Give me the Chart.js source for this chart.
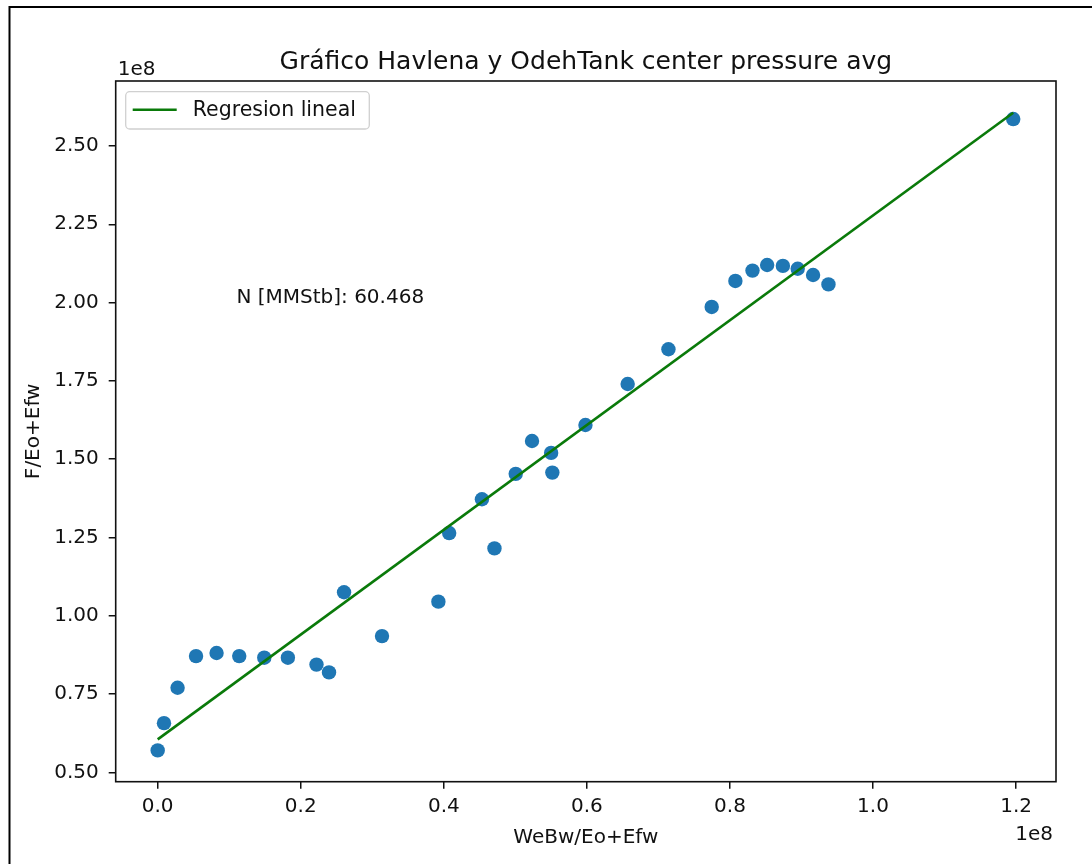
<!DOCTYPE html>
<html>
<head>
<meta charset="utf-8">
<title>Gráfico Havlena y Odeh</title>
<script src="https://cdn.jsdelivr.net/npm/chart.js@4"></script>
<style>
  html, body { margin: 0; padding: 0; background: #fff; }
  canvas { display: block; }
</style>
</head>
<body>
<canvas id="myChart" width="1092" height="864"></canvas>
<script>
// values in units of 1e8 (matplotlib offset text "1e8")
const webwX = [0.000, 0.0088, 0.0278, 0.0536, 0.0823, 0.114, 0.149, 0.182, 0.222, 0.2395,
               0.2605, 0.3136, 0.3924, 0.4075, 0.4533, 0.4708, 0.5005, 0.5233, 0.550, 0.5517,
               0.598, 0.657, 0.714, 0.7745, 0.8076, 0.8315, 0.852, 0.874, 0.8947, 0.9162,
               0.9377, 1.196];
const fEoY  = [0.570, 0.657, 0.770, 0.871, 0.881, 0.871, 0.866, 0.866, 0.844, 0.819,
               1.075, 0.935, 1.045, 1.264, 1.372, 1.215, 1.453, 1.558, 1.520, 1.457,
               1.609, 1.740, 1.851, 1.986, 2.069, 2.102, 2.120, 2.117, 2.108, 2.088,
               2.058, 2.586];

// regression line end points
const regX = [0.0, 1.196];
const regY = [0.605, 2.606];

const xTicks = [0.0, 0.2, 0.4, 0.6, 0.8, 1.0, 1.2];
const yTicks = [0.50, 0.75, 1.00, 1.25, 1.50, 1.75, 2.00, 2.25, 2.50];

const titleText = 'Gráfico Havlena y OdehTank center pressure avg';
const xLabel = 'WeBw/Eo+Efw';
const yLabel = 'F/Eo+Efw';
const legendText = 'Regresion lineal';
const noteText = 'N [MMStb]: 60.468';
const notePos = [0.11, 2.0];

const FONT = "'DejaVu Sans', sans-serif";

const scatterPts = webwX.map((x, i) => ({ x: x, y: fEoY[i] }));
const linePts = regX.map((x, i) => ({ x: x, y: regY[i] }));

// draws the matplotlib-like extras: frame, title, offset texts, labels, legend, note
const extras = {
  id: 'extras',
  beforeDraw(chart) {
    const c = chart.ctx;
    c.save();
    c.fillStyle = '#fff';
    c.fillRect(0, 0, chart.width, chart.height);
    // outer border of the screenshot (top and left only)
    c.strokeStyle = '#000';
    c.lineWidth = 2;
    c.beginPath();
    c.moveTo(9.5, chart.height);
    c.lineTo(9.5, 7);
    c.lineTo(chart.width, 7);
    c.stroke();
    c.restore();
  },
  afterDraw(chart) {
    const c = chart.ctx;
    const a = chart.chartArea;
    const xs = chart.scales.x, ys = chart.scales.y;
    c.save();
    // axes box
    c.strokeStyle = '#111';
    c.lineWidth = 1.6;
    c.strokeRect(a.left, a.top, a.right - a.left, a.bottom - a.top);

    c.fillStyle = '#111';
    c.textBaseline = 'alphabetic';
    // title
    c.font = '25px ' + FONT;
    c.textAlign = 'center';
    c.fillText(titleText, (a.left + a.right) / 2, a.top - 12);
    // offset texts
    c.font = '20px ' + FONT;
    c.textAlign = 'left';
    c.fillText('1e8', a.left + 2, a.top - 6);
    c.textAlign = 'right';
    c.fillText('1e8', a.right - 3, 840);
    // axis labels
    c.textAlign = 'center';
    c.fillText(xLabel, (a.left + a.right) / 2, 843);
    c.save();
    c.translate(39, (a.top + a.bottom) / 2);
    c.rotate(-Math.PI / 2);
    c.fillText(yLabel, 0, 0);
    c.restore();
    // note
    c.textAlign = 'left';
    c.fillText(noteText, xs.getPixelForValue(notePos[0]), ys.getPixelForValue(notePos[1]));

    // legend
    const lx = a.left + 10, ly = a.top + 10.7, lw = 243.6, lh = 37.3;
    c.beginPath();
    c.roundRect(lx, ly, lw, lh, 4);
    c.fillStyle = 'rgba(255,255,255,0.8)';
    c.fill();
    c.strokeStyle = '#d0d0d0';
    c.lineWidth = 1.3;
    c.stroke();
    c.strokeStyle = '#0a7a0a';
    c.lineWidth = 2.6;
    c.beginPath();
    c.moveTo(lx + 7, ly + 18);
    c.lineTo(lx + 51, ly + 18);
    c.stroke();
    c.fillStyle = '#111';
    c.font = '20.5px ' + FONT;
    c.textAlign = 'left';
    c.fillText(legendText, lx + 67, ly + 24.3);
    c.restore();
  }
};

const ctx = document.querySelector('#myChart');
new Chart(ctx, {
  type: 'scatter',
  data: {
    datasets: [{
      label: legendText,
      data: linePts,
      showLine: true,
      borderColor: '#0a7a0a',
      borderWidth: 2.6,
      pointRadius: 0,
      fill: false
    }, {
      label: 'datos',
      data: scatterPts,
      backgroundColor: '#1f77b4',
      borderWidth: 0,
      pointRadius: 7.2
    }]
  },
  options: {
    responsive: false,
    animation: false,
    layout: { padding: { top: 81, right: 36, left: 0, bottom: 0 } },
    plugins: {
      legend: { display: false },
      title: { display: false },
      tooltip: { enabled: false }
    },
    scales: {
      x: {
        type: 'linear',
        min: -0.0587,
        max: 1.2558,
        afterBuildTicks: s => { s.ticks = xTicks.map(v => ({ value: v })); },
        afterFit: s => { s.height = 82.3; },
        ticks: {
          callback: v => v.toFixed(1),
          font: { family: FONT, size: 20 },
          color: '#111',
          padding: 6,
          maxRotation: 0,
          autoSkip: false
        },
        grid: { drawOnChartArea: false, drawTicks: true, tickLength: 7, color: '#111', lineWidth: 1.5 },
        border: { display: false }
      },
      y: {
        type: 'linear',
        min: 0.470,
        max: 2.7075,
        afterBuildTicks: s => { s.ticks = yTicks.map(v => ({ value: v })); },
        afterFit: s => { s.width = 115.7; },
        ticks: {
          callback: v => v.toFixed(2),
          font: { family: FONT, size: 20 },
          color: '#111',
          padding: 10,
          autoSkip: false
        },
        grid: { drawOnChartArea: false, drawTicks: true, tickLength: 7, color: '#111', lineWidth: 1.5 },
        border: { display: false }
      }
    }
  },
  plugins: [extras]
});
</script>
</body>
</html>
※
§ PROBLEM STATEMENT: Repeat, exactly and in full, each line from the start of the data to the line that contains "const notePos = [0.11, 2.0];". Pictures do not go in.

§ ANSWER IN FULL:
Give me the Chart.js source for this chart.
<!DOCTYPE html>
<html>
<head>
<meta charset="utf-8">
<title>Gráfico Havlena y Odeh</title>
<script src="https://cdn.jsdelivr.net/npm/chart.js@4"></script>
<style>
  html, body { margin: 0; padding: 0; background: #fff; }
  canvas { display: block; }
</style>
</head>
<body>
<canvas id="myChart" width="1092" height="864"></canvas>
<script>
// values in units of 1e8 (matplotlib offset text "1e8")
const webwX = [0.000, 0.0088, 0.0278, 0.0536, 0.0823, 0.114, 0.149, 0.182, 0.222, 0.2395,
               0.2605, 0.3136, 0.3924, 0.4075, 0.4533, 0.4708, 0.5005, 0.5233, 0.550, 0.5517,
               0.598, 0.657, 0.714, 0.7745, 0.8076, 0.8315, 0.852, 0.874, 0.8947, 0.9162,
               0.9377, 1.196];
const fEoY  = [0.570, 0.657, 0.770, 0.871, 0.881, 0.871, 0.866, 0.866, 0.844, 0.819,
               1.075, 0.935, 1.045, 1.264, 1.372, 1.215, 1.453, 1.558, 1.520, 1.457,
               1.609, 1.740, 1.851, 1.986, 2.069, 2.102, 2.120, 2.117, 2.108, 2.088,
               2.058, 2.586];

// regression line end points
const regX = [0.0, 1.196];
const regY = [0.605, 2.606];

const xTicks = [0.0, 0.2, 0.4, 0.6, 0.8, 1.0, 1.2];
const yTicks = [0.50, 0.75, 1.00, 1.25, 1.50, 1.75, 2.00, 2.25, 2.50];

const titleText = 'Gráfico Havlena y OdehTank center pressure avg';
const xLabel = 'WeBw/Eo+Efw';
const yLabel = 'F/Eo+Efw';
const legendText = 'Regresion lineal';
const noteText = 'N [MMStb]: 60.468';
const notePos = [0.11, 2.0];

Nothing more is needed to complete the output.